FWIIW, we pickle data extracted from large log files. The number of
pickled objects is about 1500, the size of the pickle file is 55+MB and
it takes about 3 mins to generate that file**.

This is cPickle, using protocol 2 (!) and all strings to be pickled are
intern'ed when initially created.

/Jean Brouwers
ProphICy Semiconductor, Inc.

**) On a dual 2.4 GHz Xeon machine with 2 GB of memory running RedHat
Linux 8.0.
 
G

Gerrit

Hans said:
Today morning we reached the situation that it took 6 hours to pickle
the class instance. The pickle file was than approx. 92 MB (this is ok).
During pickling the memory consuption of the python proccess was up to
450 MB (512 MB RAM -> machine was swapping all the time).

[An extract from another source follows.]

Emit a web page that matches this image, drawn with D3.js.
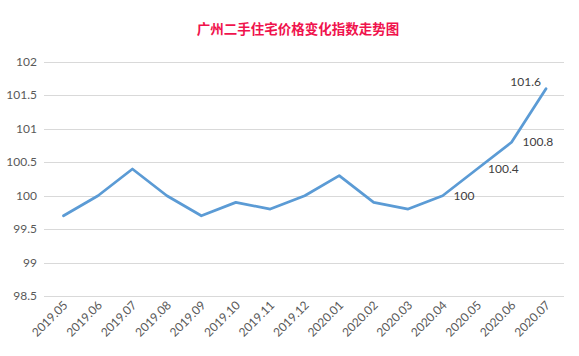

My class use data types taken from a c++ class via swig. Don't know if
that is important...

My feeling is that I'm doing something wrong. But my python knowlegde is
not so deep to see what that is.

Is there an other way to perform an autosave of an class instance? Shelve?

Are you sure you are using cPickle as opposed to pickle?

regards,
Gerrit Holl.

--
Weather in Twenthe, Netherlands 11/11 19:25:
-1.0°C wind 0.4 m/s None (57 m above NAP)
--
In the councils of government, we must guard against the acquisition of
unwarranted influence, whether sought or unsought, by the
military-industrial complex. The potential for the disastrous rise of
misplaced power exists and will persist.
-Dwight David Eisenhower, January 17, 1961
 
N

Nick Craig-Wood

Hans Georg Krauthaeuser said:
I have a long running application (electromagnetic compatibility
measurements in mode-stirred chambers over GPIB) that use pickle
(cPickle) to autosave a class instance with all the measured data from
time to time.

At the beginning, pickling is quite fast but when the data becomes more
and more pickling slows down rapidly.

Today morning we reached the situation that it took 6 hours to pickle
the class instance. The pickle file was than approx. 92 MB (this is ok).
During pickling the memory consuption of the python proccess was up to
450 MB (512 MB RAM -> machine was swapping all the time).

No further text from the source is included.